Goal:
Transcribe the data in full and exactly, omitting any pictures.

— START OF Data extract —

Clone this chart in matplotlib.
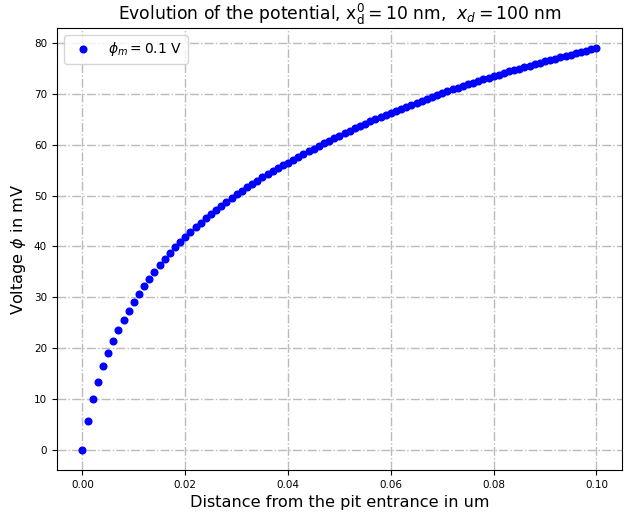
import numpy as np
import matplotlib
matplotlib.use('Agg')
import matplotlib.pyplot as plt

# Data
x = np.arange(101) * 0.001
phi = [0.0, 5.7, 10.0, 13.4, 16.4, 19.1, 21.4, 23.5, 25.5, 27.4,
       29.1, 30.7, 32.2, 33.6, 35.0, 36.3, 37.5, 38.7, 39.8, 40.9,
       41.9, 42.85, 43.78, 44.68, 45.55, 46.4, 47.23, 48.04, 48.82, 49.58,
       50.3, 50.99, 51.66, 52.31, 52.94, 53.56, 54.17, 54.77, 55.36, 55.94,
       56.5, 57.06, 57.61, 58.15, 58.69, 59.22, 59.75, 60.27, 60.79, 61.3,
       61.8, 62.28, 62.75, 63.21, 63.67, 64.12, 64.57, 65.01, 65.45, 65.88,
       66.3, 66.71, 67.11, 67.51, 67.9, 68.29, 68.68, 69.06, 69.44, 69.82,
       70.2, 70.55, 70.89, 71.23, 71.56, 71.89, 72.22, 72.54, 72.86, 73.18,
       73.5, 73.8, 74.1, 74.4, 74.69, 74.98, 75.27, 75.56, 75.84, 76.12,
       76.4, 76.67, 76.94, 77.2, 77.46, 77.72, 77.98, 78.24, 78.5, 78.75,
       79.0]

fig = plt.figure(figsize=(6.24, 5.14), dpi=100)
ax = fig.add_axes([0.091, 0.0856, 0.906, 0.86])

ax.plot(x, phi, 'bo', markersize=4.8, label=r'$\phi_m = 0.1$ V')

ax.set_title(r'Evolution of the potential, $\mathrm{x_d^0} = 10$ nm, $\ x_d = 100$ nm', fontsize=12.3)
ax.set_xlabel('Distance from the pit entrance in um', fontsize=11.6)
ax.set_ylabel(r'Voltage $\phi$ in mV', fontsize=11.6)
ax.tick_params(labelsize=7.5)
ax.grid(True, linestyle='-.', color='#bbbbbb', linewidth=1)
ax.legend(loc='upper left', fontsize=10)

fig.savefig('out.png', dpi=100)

— END OF Data extract —

Final result:
Clone this chart in matplotlib.
import numpy as np
import matplotlib
matplotlib.use('Agg')
import matplotlib.pyplot as plt

# Data
x = np.arange(101) * 0.001
phi = [0.0, 5.7, 10.0, 13.4, 16.4, 19.1, 21.4, 23.5, 25.5, 27.4,
       29.1, 30.7, 32.2, 33.6, 35.0, 36.3, 37.5, 38.7, 39.8, 40.9,
       41.9, 42.85, 43.78, 44.68, 45.55, 46.4, 47.23, 48.04, 48.82, 49.58,
       50.3, 50.99, 51.66, 52.31, 52.94, 53.56, 54.17, 54.77, 55.36, 55.94,
       56.5, 57.06, 57.61, 58.15, 58.69, 59.22, 59.75, 60.27, 60.79, 61.3,
       61.8, 62.28, 62.75, 63.21, 63.67, 64.12, 64.57, 65.01, 65.45, 65.88,
       66.3, 66.71, 67.11, 67.51, 67.9, 68.29, 68.68, 69.06, 69.44, 69.82,
       70.2, 70.55, 70.89, 71.23, 71.56, 71.89, 72.22, 72.54, 72.86, 73.18,
       73.5, 73.8, 74.1, 74.4, 74.69, 74.98, 75.27, 75.56, 75.84, 76.12,
       76.4, 76.67, 76.94, 77.2, 77.46, 77.72, 77.98, 78.24, 78.5, 78.75,
       79.0]

fig = plt.figure(figsize=(6.24, 5.14), dpi=100)
ax = fig.add_axes([0.091, 0.0856, 0.906, 0.86])

ax.plot(x, phi, 'bo', markersize=4.8, label=r'$\phi_m = 0.1$ V')

ax.set_title(r'Evolution of the potential, $\mathrm{x_d^0} = 10$ nm, $\ x_d = 100$ nm', fontsize=12.3)
ax.set_xlabel('Distance from the pit entrance in um', fontsize=11.6)
ax.set_ylabel(r'Voltage $\phi$ in mV', fontsize=11.6)
ax.tick_params(labelsize=7.5)
ax.grid(True, linestyle='-.', color='#bbbbbb', linewidth=1)
ax.legend(loc='upper left', fontsize=10)

fig.savefig('out.png', dpi=100)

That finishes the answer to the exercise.